The machine to evaluate postfix expressions can now be built as below, where the expression to be evaluated has been put on the INPUT TAPE in the usual fashion--one character per cell starting in the first cell.
Let us trace the action of this machine on the input string:
7 5 + 2 4 + * 6 +
which is postfix for
(7 + 5) * (2 + 4) + 6 = 78
Notice that when we arrive at PRINT the stack has only one element in it.
What we have been using here is a PDA with arithmetic and output capabilities. Just as we expanded FA's to Mealy and Moore machines, we can expand PDA's to what are called pushdown transducers.
These are very important but belong to the study of the Theory of Compilers.
The task of converting infix arithmetic expressions (normal ones) into postfix can also be accomplished by a pushdown transducer as an alternative to depending on a dotted line circling a parsing tree.
This time all we require is a PDA with an additional PRINT instruction.
The input string will be read off of the TAPE character by character.
If the character is a number (or, in our example, the letters a, b, c), it is immediately printed out, since the operands in postfix occur in the same order as in the infix equivalent.
The operators, however, + and * in our example, must wait to be printed until after the second operand they govern has been printed. The place where the operators wait is, of course, the STACK. If we read a + b, we print a, push +, print b, pop +, print +.

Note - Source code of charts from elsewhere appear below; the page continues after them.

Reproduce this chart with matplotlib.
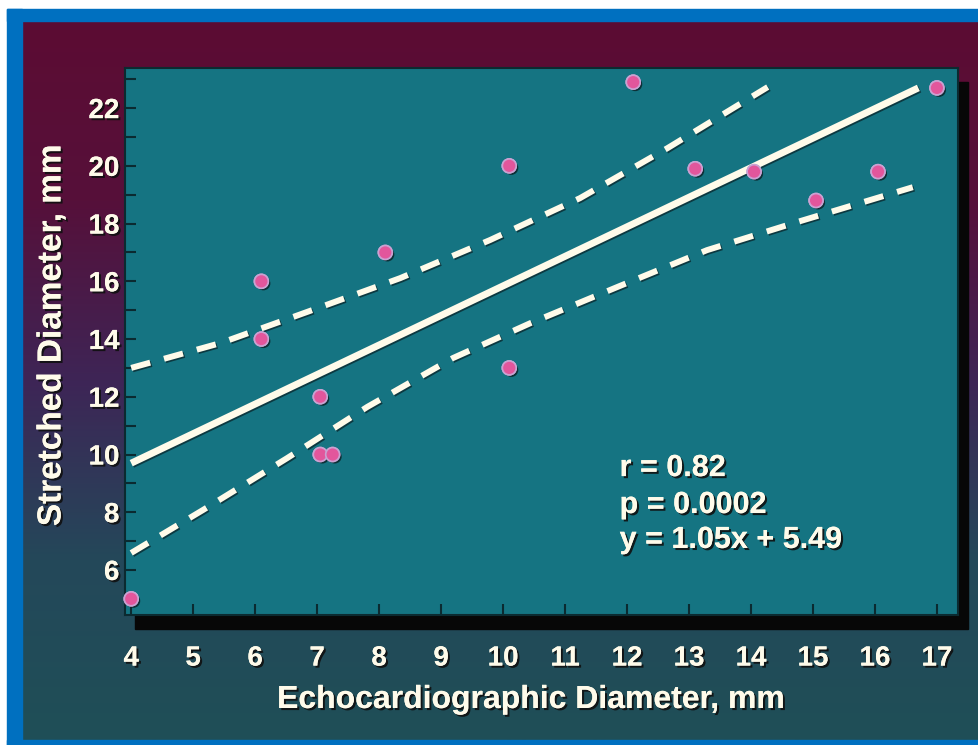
import matplotlib
matplotlib.use("Agg")
import matplotlib.pyplot as plt
import matplotlib.patheffects as pe
import numpy as np
from matplotlib.colors import LinearSegmentedColormap
from matplotlib.patches import Rectangle

# data
echo_mm = [4.0, 6.1, 6.1, 7.05, 7.05, 7.25, 8.1, 10.1, 10.1, 12.1, 13.1, 14.05, 15.05, 16.05, 17.0]
stretched_mm = [5.0, 16.0, 14.0, 12.0, 10.0, 10.0, 17.0, 20.0, 13.0, 22.9, 19.9, 19.8, 18.8, 19.8, 22.7]

fit_x = [4.0, 16.7]
fit_y = [9.7, 22.7]

upper_x = [4.0, 5.44, 6.84, 8.34, 9.79, 11.24, 12.65, 14.27]
upper_y = [13.0, 13.86, 14.94, 16.11, 17.43, 18.88, 20.61, 22.73]

lower_x = [4.0, 5.16, 6.52, 7.81, 9.19, 10.44, 11.84, 13.29, 14.74, 16.61]
lower_y = [6.59, 8.08, 9.88, 11.65, 13.34, 14.55, 15.80, 17.08, 18.05, 19.26]

x_ticks = list(range(4, 18))
y_ticks = list(range(6, 23, 2))
y_minor = list(range(5, 24, 2))
stats_lines = ["r = 0.82", "p = 0.0002", "y = 1.05x + 5.49"]

FONT = ["Liberation Sans Narrow", "Liberation Sans"]
CREAM = "#fffbea"
shadow = [pe.withSimplePatchShadow(offset=(1.5, -1.5), shadow_rgbFace="#101010", alpha=0.9), pe.Normal()]

W, H = 979, 745
fig = plt.figure(figsize=(W / 100, H / 100), dpi=100)
fig.patch.set_facecolor("white")

# slide background gradient
bg = fig.add_axes([22 / W, 1 - 740 / H, (W - 22) / W, (740 - 21) / H])
bg.set_zorder(-5)
cmap = LinearSegmentedColormap.from_list(
    "slide", ["#5c0c33", "#56103a", "#3e2556", "#24485a", "#1f4f57"])
bg.imshow(np.linspace(0, 1, 256).reshape(-1, 1), aspect="auto", cmap=cmap,
          extent=[0, 1, 0, 1], origin="upper")
bg.set_axis_off()

# blue frame
for rect in [(7 / W, 1 - 21 / H, 1, 12 / H), (7 / W, 0, 15 / W, 1 - 9 / H), (7 / W, 0, 1, 5 / H)]:
    fig.patches.append(Rectangle(rect[:2], rect[2], rect[3], transform=fig.transFigure,
                                 color="#0070c0", zorder=-4))

# plot panel with drop shadow
ax_l, ax_b, ax_w, ax_h = 125 / W, 1 - 615 / H, 833 / W, 547 / H
fig.patches.append(Rectangle((ax_l + 10 / W, ax_b - 14 / H), ax_w, ax_h,
                             transform=fig.transFigure, color="#070707", zorder=-3))
ax = fig.add_axes([ax_l, ax_b, ax_w, ax_h])
ax.set_facecolor("#157482")
for s in ax.spines.values():
    s.set_color("#0b2a30")
    s.set_linewidth(1.5)

ax.set_xlim(3.9, 17.34)
ax.set_ylim(4.44, 23.39)

line_style = dict(color=CREAM, solid_capstyle="butt", dash_capstyle="butt",
                  path_effects=[pe.SimpleLineShadow(offset=(1, -1), shadow_color="#0a2a30", alpha=0.8), pe.Normal()])
ax.plot(fit_x, fit_y, lw=5, **line_style)
ax.plot(upper_x, upper_y, lw=4.3, linestyle=(0, (3.3, 2.4)), **line_style)
ax.plot(lower_x, lower_y, lw=4.3, linestyle=(0, (3.3, 2.4)), **line_style)

ax.plot(echo_mm, stretched_mm, "o", ms=10, mfc="#e2569c", mec="#c9a2d2", mew=1.2,
        clip_on=False, zorder=5,
        path_effects=[pe.withSimplePatchShadow(offset=(1.5, -1.5), shadow_rgbFace="#0a2025", alpha=0.8), pe.Normal()])

ax.set_xticks(x_ticks)
ax.set_yticks(y_ticks)
ax.set_yticks(y_minor, minor=True)
ax.tick_params(which="both", direction="in", length=8, width=1.5, color="#0b2a30")
ax.tick_params(axis="x", pad=22)
ax.tick_params(axis="y", pad=4)
for lab in ax.get_xticklabels() + ax.get_yticklabels():
    lab.set_family(FONT)
    lab.set_fontweight("bold")
    lab.set_fontsize(20)
    lab.set_color(CREAM)
    lab.set_path_effects(shadow)

fig.text(531 / W, 1 - 700 / H, "Echocardiographic Diameter, mm", ha="center", va="center",
         family=FONT, fontweight="bold", fontsize=23, color=CREAM, path_effects=shadow)
fig.text(52 / W, 1 - 335 / H, "Stretched Diameter, mm", ha="center", va="center", rotation=90,
         family=FONT, fontweight="bold", fontsize=24, color=CREAM, path_effects=shadow)

for txt, yy in zip(stats_lines, [9.53, 8.25, 7.04]):
    ax.text(11.88, yy, txt, ha="left", va="center", family=FONT, fontweight="bold",
            fontsize=22, color=CREAM, path_effects=shadow)

fig.savefig("out.png", dpi=100)
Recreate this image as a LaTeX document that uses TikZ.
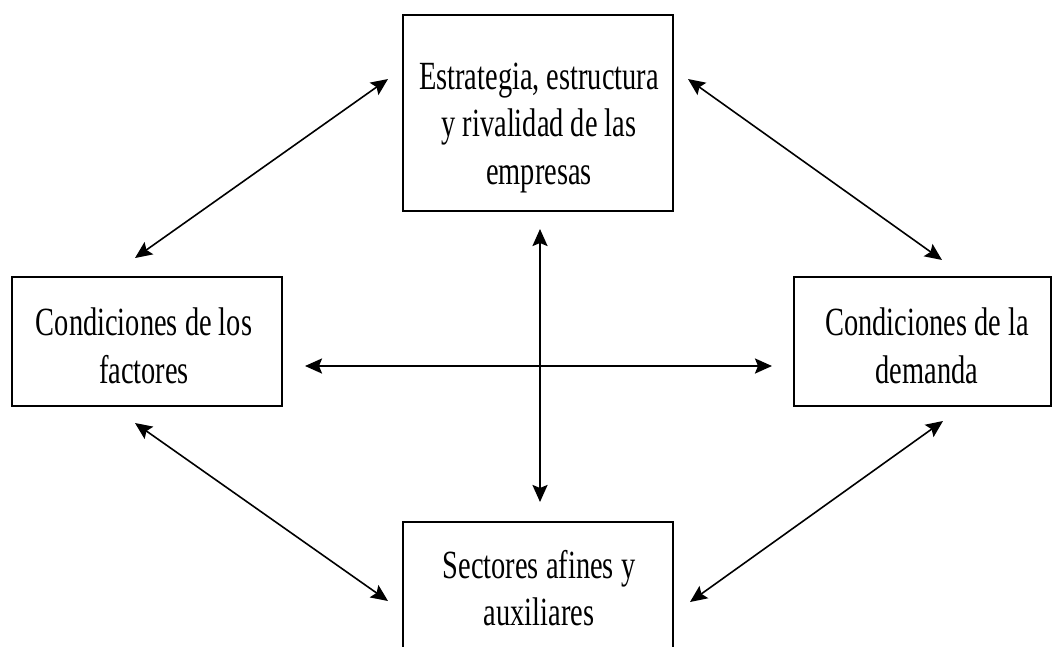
\documentclass[tikz,border=0pt]{standalone}
\usepackage{fontspec}
\setmainfont[FakeStretch=0.71]{Liberation Serif}
\usetikzlibrary{arrows.meta}
\begin{document}
\begin{tikzpicture}[x=1pt,y=-1pt,
  boxst/.style={draw=black, line width=1.3pt, fill=none, inner sep=0pt, outer sep=0pt},
  txt/.style={align=center, inner sep=0pt, outer sep=0pt, font=\fontsize{40}{47.5}\selectfont},
  tip/.style={},
  thinarrow/.style={line width=1.6pt, {Stealth[length=17pt,width=15pt,inset=3pt]}-{Stealth[length=17pt,width=15pt,inset=3pt]}},
  thickarrow/.style={line width=2.3pt, {Stealth[length=17pt,width=15pt,inset=3pt]}-{Stealth[length=17pt,width=15pt,inset=3pt]}}]
\useasboundingbox (0,0) rectangle (1054,646);
\clip (0,0) rectangle (1054,646);
% boxes
\node[boxst, minimum width=270pt, minimum height=196pt] (topbox) at (538,113) {};
\node[boxst, minimum width=270pt, minimum height=129pt] (leftbox) at (147,341.5) {};
\node[boxst, minimum width=257pt, minimum height=129pt] (rightbox) at (922.5,341.5) {};
\node[boxst, minimum width=270pt, minimum height=160pt] (botbox) at (538,602) {};
% texts
\node[txt] (toptxt) at (539,128) {Estrategia, estructura\\y rivalidad de las\\empresas};
\node[txt] (lefttxt) at (144,346) {Condiciones de los\\factores};
\node[txt] (righttxt) at (927,346) {Condiciones de la\\demanda};
\node[txt] (bottxt) at (539,588) {Sectores afines y\\auxiliares};
% arrow end points
\coordinate (tlA) at (388,79);
\coordinate (tlB) at (135,258);
\coordinate (trA) at (688,79);
\coordinate (trB) at (942,260);
\coordinate (lbA) at (135,423);
\coordinate (lbB) at (388,601);
\coordinate (rbA) at (943,421);
\coordinate (rbB) at (690,602);
\coordinate (hL) at (305,366);
\coordinate (hR) at (772,366);
\coordinate (vT) at (540,229);
\coordinate (vB) at (540,502);
% arrows
\draw[thinarrow] (tlA) -- (tlB);
\draw[thinarrow] (trA) -- (trB);
\draw[thinarrow] (lbA) -- (lbB);
\draw[thinarrow] (rbA) -- (rbB);
\draw[thickarrow] (hL) -- (hR);
\draw[thickarrow] (vT) -- (vB);
\end{tikzpicture}
\end{document}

The output states we need are
"POP-PRINT" prints whatever it has just popped, and the READ-PRINT prints the character just read.
The READ-PUSH pushes whatever character "+" or "*" or "(" labels the edge leading into it. These are all the machine parts we need.
One more comment should be made about when an operator is ready to be popped. The second operand is recognized by encountering (1) a right parenthesis, (2) another operator having equal or lower precedence, or (3) the end of the input string.
When a right parenthesis is encountered, it means that the infix expression is complete back up to the last left parenthesis.
For example, consider the expression
a * (b + c) + b + c
The pushdown transducer will do the following:
1. Read a, print a
2. Read *, push *
3. Read (, push
4. Read b, print b
5. Read +, push +
6. Read c, print c
7. Read ), pop +, print +
8. Pop(
9. Read +, we cannot push + on top of * because of operator precedence,
so pop *, print *, push +
10. Read b, print b
11. Read +, we cannot push + on top of +, so print +
12. Read c, print c
13. Read △, pop +, print +.
The resulting output sequence is
abc + * b + c +
which indeed is the correct postfix equivalent of the input.
Notice that operator precedence is "built into" this machine. Generalizations of this machine can handle any arithmetic expressions including -, /, and **
Notice that the printing takes place on the right end of the output sequence.
One trivial observation is that this machine will never print any parentheses.
No parentheses are needed to understand postfix or prefix notation.
Another is that every operator and operand in the original expression will be printed out.
The major observation is that if the output of this transducer is then fed into the previous transducer, the original infix arithmetic expression will be evaluated correctly.
In this way we can give a PDA an expression in normal arithmetic notation, and the PDA will evaluate it.